● Given data
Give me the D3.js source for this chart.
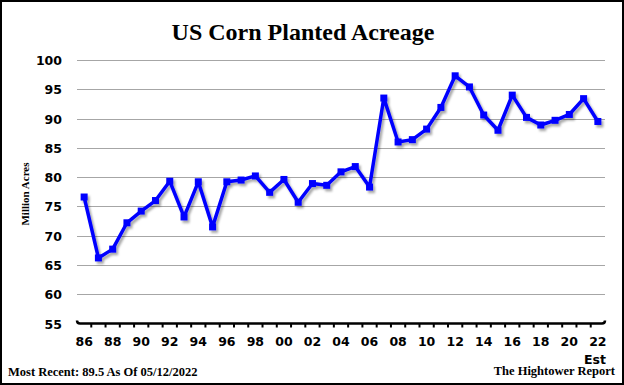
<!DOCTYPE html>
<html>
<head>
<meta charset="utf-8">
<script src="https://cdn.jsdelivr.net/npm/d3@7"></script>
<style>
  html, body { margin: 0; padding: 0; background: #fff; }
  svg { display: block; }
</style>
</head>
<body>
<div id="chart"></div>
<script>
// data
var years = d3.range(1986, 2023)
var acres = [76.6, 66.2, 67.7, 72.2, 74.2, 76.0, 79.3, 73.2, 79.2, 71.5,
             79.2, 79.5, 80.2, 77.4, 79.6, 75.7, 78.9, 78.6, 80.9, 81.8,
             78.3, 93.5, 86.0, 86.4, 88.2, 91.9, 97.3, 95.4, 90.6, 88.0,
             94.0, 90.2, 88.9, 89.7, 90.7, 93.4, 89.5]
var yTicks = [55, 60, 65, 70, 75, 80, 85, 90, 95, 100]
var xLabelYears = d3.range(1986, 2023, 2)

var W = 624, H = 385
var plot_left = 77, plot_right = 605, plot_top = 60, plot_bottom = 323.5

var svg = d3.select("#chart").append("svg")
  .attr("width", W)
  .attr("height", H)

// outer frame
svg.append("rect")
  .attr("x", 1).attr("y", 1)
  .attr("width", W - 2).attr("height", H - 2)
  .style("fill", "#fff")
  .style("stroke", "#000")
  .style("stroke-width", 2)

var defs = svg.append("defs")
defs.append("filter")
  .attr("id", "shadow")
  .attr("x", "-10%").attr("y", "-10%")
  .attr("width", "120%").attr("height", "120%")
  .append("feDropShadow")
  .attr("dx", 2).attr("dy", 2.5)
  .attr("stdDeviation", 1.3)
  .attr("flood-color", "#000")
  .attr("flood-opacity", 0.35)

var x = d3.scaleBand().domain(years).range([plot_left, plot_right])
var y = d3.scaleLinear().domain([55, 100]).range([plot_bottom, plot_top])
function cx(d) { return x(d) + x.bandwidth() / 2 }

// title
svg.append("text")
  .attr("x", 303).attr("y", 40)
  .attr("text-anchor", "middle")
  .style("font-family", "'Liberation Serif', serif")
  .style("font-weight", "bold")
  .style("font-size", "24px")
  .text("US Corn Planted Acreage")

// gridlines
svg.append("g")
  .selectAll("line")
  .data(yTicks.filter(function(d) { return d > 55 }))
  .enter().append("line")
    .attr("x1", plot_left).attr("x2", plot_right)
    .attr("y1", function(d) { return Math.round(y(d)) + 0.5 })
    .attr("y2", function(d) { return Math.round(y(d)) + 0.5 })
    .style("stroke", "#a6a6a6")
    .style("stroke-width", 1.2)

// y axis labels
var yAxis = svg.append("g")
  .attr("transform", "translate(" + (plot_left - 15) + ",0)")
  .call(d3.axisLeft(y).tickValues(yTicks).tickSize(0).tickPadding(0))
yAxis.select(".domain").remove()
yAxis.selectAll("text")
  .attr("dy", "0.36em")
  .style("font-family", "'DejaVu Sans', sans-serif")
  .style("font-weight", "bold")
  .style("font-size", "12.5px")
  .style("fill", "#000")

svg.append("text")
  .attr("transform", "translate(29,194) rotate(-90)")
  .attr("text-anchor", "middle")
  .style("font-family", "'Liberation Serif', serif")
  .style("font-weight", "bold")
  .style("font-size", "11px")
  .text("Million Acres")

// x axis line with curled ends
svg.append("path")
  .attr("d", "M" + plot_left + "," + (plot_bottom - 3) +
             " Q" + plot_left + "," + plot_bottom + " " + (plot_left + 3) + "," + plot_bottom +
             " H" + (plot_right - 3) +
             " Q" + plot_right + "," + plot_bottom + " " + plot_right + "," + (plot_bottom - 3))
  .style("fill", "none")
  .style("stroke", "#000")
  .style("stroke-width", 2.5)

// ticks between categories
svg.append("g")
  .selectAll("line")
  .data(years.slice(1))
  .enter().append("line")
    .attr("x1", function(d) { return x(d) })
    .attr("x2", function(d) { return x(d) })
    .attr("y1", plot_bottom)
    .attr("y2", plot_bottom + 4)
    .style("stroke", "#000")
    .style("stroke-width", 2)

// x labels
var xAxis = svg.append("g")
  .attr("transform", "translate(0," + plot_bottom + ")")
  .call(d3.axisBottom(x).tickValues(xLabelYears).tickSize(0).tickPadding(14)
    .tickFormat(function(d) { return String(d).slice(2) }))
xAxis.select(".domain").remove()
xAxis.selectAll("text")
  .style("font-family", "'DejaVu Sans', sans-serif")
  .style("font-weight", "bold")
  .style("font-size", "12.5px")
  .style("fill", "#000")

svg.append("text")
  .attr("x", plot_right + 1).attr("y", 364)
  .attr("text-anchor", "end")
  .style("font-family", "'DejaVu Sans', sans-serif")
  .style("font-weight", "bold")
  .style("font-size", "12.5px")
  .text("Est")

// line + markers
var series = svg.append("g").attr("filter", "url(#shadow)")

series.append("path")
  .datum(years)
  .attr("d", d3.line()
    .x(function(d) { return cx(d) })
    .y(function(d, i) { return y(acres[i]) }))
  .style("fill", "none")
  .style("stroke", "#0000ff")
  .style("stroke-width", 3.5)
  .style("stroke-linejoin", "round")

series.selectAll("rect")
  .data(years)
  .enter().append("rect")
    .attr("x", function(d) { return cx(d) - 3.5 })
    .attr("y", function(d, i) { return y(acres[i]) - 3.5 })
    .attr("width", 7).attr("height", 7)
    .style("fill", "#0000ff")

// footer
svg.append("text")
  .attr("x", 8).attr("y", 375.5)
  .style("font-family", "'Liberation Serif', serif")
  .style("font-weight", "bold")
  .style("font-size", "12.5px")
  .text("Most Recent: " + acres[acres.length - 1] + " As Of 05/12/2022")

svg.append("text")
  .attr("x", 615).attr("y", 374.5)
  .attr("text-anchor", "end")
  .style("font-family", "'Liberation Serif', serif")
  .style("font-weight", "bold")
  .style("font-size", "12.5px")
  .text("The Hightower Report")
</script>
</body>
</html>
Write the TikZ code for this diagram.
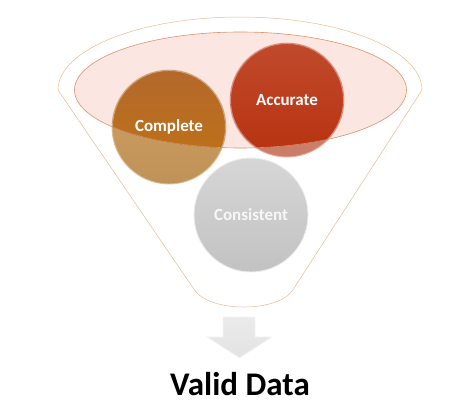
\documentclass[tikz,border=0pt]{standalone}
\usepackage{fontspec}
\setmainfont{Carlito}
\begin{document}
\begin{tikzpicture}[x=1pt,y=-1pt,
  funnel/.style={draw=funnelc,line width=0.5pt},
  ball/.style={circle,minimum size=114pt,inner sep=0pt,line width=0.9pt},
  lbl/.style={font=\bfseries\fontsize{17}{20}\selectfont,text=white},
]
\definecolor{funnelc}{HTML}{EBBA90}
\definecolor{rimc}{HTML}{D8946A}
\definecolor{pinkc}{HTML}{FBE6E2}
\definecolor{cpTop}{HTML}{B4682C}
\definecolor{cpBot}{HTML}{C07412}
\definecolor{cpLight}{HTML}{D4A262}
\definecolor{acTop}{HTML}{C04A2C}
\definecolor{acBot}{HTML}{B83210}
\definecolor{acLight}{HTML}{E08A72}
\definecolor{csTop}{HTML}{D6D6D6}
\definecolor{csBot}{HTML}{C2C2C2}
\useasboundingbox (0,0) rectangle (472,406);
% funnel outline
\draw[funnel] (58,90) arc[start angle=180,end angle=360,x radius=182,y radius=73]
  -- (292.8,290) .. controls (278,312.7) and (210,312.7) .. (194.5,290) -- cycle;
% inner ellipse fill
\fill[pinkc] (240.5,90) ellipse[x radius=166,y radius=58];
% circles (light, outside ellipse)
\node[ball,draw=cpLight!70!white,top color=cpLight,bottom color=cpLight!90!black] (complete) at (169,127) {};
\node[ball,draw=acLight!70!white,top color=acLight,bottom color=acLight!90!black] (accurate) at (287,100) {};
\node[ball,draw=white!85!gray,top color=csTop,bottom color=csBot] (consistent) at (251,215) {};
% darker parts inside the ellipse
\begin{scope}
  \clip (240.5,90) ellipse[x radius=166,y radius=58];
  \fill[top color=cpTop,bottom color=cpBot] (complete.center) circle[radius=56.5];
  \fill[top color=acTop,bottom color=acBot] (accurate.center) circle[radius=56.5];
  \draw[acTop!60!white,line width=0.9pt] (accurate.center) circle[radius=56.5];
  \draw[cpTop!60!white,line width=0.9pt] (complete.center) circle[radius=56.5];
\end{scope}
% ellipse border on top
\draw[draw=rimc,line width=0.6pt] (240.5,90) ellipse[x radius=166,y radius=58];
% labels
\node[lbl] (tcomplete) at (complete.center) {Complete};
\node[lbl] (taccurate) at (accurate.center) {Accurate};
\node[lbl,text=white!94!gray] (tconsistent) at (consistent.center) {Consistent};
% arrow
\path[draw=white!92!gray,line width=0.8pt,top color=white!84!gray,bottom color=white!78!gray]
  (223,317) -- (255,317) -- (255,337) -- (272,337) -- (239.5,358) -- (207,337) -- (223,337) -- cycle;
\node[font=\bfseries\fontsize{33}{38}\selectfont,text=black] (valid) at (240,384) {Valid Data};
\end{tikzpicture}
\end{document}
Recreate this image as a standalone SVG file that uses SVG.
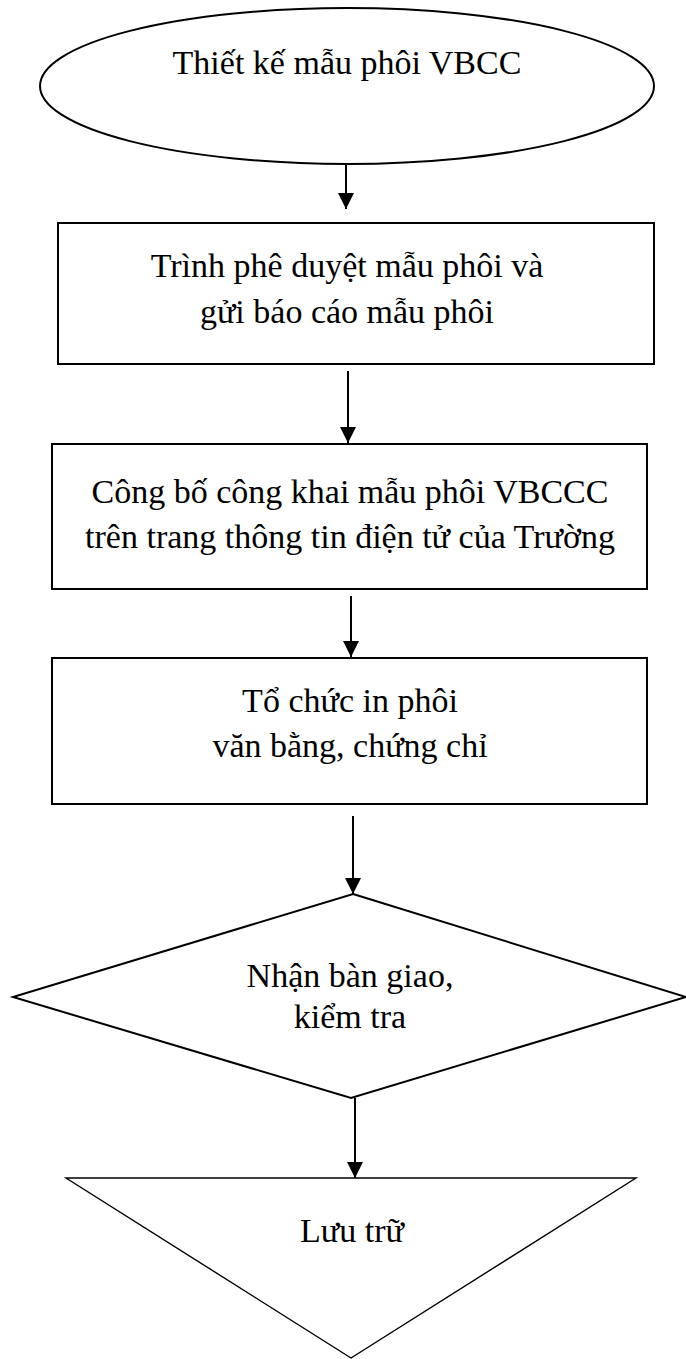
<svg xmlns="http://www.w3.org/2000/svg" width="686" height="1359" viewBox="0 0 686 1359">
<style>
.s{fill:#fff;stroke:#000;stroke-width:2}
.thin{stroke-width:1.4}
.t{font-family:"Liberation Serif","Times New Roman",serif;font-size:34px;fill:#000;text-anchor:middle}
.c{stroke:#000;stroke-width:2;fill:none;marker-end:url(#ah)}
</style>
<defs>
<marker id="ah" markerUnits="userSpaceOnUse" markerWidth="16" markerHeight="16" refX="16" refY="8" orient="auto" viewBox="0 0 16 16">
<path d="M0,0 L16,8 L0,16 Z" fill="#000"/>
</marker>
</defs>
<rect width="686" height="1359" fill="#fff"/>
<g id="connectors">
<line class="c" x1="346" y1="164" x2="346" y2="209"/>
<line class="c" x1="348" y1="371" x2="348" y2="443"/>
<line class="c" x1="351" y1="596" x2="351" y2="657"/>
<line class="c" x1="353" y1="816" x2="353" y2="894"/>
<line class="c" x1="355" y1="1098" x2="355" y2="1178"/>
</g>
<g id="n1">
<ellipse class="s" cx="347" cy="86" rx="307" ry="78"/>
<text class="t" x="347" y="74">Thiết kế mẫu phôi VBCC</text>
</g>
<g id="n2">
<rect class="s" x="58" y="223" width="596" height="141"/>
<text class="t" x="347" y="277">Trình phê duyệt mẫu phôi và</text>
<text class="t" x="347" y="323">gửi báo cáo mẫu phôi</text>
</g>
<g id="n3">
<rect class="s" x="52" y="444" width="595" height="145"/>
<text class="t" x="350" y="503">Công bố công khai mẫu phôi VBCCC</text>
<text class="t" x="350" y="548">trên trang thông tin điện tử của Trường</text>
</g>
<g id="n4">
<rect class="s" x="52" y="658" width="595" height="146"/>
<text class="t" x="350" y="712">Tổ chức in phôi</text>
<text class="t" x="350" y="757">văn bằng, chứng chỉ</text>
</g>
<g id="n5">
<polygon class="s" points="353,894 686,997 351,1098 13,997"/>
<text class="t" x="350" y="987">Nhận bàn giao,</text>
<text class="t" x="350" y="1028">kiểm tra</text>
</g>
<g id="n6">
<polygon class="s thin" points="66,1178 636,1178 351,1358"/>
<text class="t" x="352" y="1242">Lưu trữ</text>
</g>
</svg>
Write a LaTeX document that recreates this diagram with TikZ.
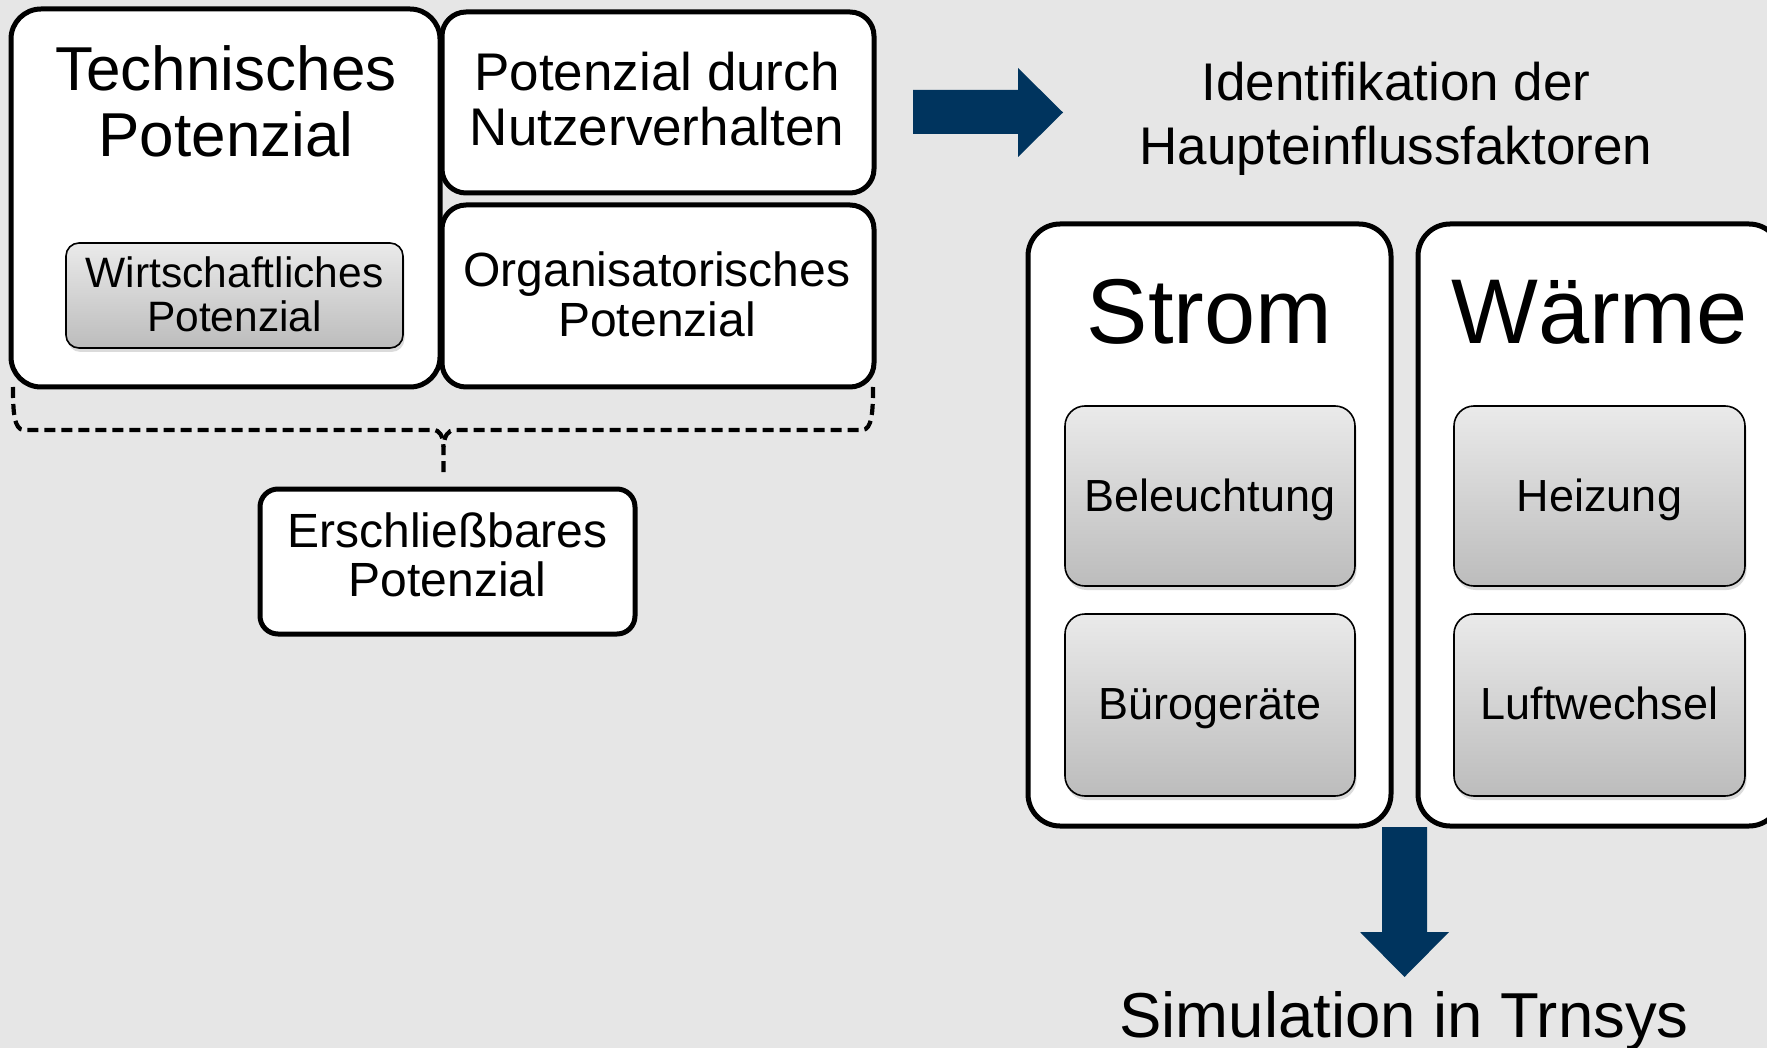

● Exercise
Please give again the entries word for word, starting at the first line and ending with the line that contains "return x(d) +"; include both of those lines but none of the pictures.

● Response to the task
Give me the D3.js source for this chart.
<!DOCTYPE html>
<html>
<head>
<meta charset="utf-8">
<script src="https://cdn.jsdelivr.net/npm/d3@7"></script>
<style>
  html, body { margin: 0; padding: 0; background: #fff; }
  svg { display: block; }
</style>
</head>
<body>
<div id="chart"></div>
<script>
// data
var years = d3.range(1986, 2023)
var acres = [76.6, 66.2, 67.7, 72.2, 74.2, 76.0, 79.3, 73.2, 79.2, 71.5,
             79.2, 79.5, 80.2, 77.4, 79.6, 75.7, 78.9, 78.6, 80.9, 81.8,
             78.3, 93.5, 86.0, 86.4, 88.2, 91.9, 97.3, 95.4, 90.6, 88.0,
             94.0, 90.2, 88.9, 89.7, 90.7, 93.4, 89.5]
var yTicks = [55, 60, 65, 70, 75, 80, 85, 90, 95, 100]
var xLabelYears = d3.range(1986, 2023, 2)

var W = 624, H = 385
var plot_left = 77, plot_right = 605, plot_top = 60, plot_bottom = 323.5

var svg = d3.select("#chart").append("svg")
  .attr("width", W)
  .attr("height", H)

// outer frame
svg.append("rect")
  .attr("x", 1).attr("y", 1)
  .attr("width", W - 2).attr("height", H - 2)
  .style("fill", "#fff")
  .style("stroke", "#000")
  .style("stroke-width", 2)

var defs = svg.append("defs")
defs.append("filter")
  .attr("id", "shadow")
  .attr("x", "-10%").attr("y", "-10%")
  .attr("width", "120%").attr("height", "120%")
  .append("feDropShadow")
  .attr("dx", 2).attr("dy", 2.5)
  .attr("stdDeviation", 1.3)
  .attr("flood-color", "#000")
  .attr("flood-opacity", 0.35)

var x = d3.scaleBand().domain(years).range([plot_left, plot_right])
var y = d3.scaleLinear().domain([55, 100]).range([plot_bottom, plot_top])
function cx(d) { return x(d) + x.bandwidth() / 2 }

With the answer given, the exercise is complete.